We don't have control over Oil Rigs: when they explode in a ball of fire, the oil will eventually fill the Gulf of Mexico, because we don't have any mean to "control" the leaking oil.

We don't have control over the process of trying to repair the lives of soldiers in Warrior Transition Units, even though these units came about in an uproar less than 3 years ago about...  our lack of control over trying to repair the lives of soldiers.

We don't have control over Wall Street... and neither do they.
Remember the instances of "rogue brokers" who cost their firms billions in bad bets? There were quite a few of those. I could look them up. There was one with a UK bank about 5 years ago... something maybe based in Singapore... maybe the bank was Barclay's.

We have no control over our businesses.
I signed up for AT&T UVerse on a promo to (1) get good quality, and (2) to lower my cost for at least 6 months. Option (2) has not happened yet 4 months into 2010, and I am beginning to wonder if it ever will.
Businesses seem to make more money from unexplained charges, mis-billings, late fees, and penalties, rather than from any legitimate form of business.
It is not just us who have no control over businesses, it is the businesses themselves who are losing control over their enterprises.

We had better slow down and get a handle on things. Forget about multi-tasking, and learn to do one task well. There is less profit in it, but it will be better for us in the long run.

4 comments:

Unknown said...

On the business stuff, I think it all has to do with moral compass. When the Market was defined as the arbiter of everything, its soulless imperatives came to govern everything. The oil spill is one of its spawn, so is business cheating and business indifference to either their promises or the needs of their customers. There's no turning back, I fear. I just tremble for my children.

Montag said...

I agree, but I maintain there is no "factual" moral compass of in-born good or bad, but only the fictions we create.

We created the mythology of the Market; now we have to go into re-write......

...and it better be good this time.

Unknown said...

I cannot accept the idea that something like morality is ultimately rooted in fiction.
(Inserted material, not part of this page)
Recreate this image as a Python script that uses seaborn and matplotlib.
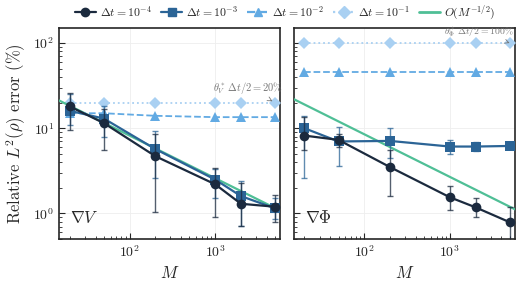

The notion runs head-on into my Jesuit-trained soul.

If nothing is real, we're in Strawberry Fields. In that case, pass the hookah.

Montag said...

I know exactly what you mean, exactly. I know because I've been thinking about it and interfacing with it for more than 40 years.

Fiction does not mean "false" or "unreal". Romeo & Juliet is a work of fiction that describes passion and love with more force, immediacy, insight, etc. than a historical narrative could do.
How puny mere facts are compared to it.
Fiction is "more real" to us because we are enchanted by it, and we thereby "participate" in the "truth" it describes.

Think of Loyola, who he was, and what he had to do. When a soldier wants to know how many of the enemy are at the east gate, he does not want a parable or a metaphysic; he wants "facts".
He did not want to participate in things with the enemy - dialogue or ecumenism! - but rather to engage them and conquer!

I think morality rooted in "facts" eventually fails, because as time goes on, it looks to the past, ignoring the inspiration of the living. Thus the present is impoverished and loses the ability to speak creatively of morality.

A morality grounded in a "good story" establishes the themes and conventions we use to tell and re-tell, to live and re-live, and to compose our additions to it.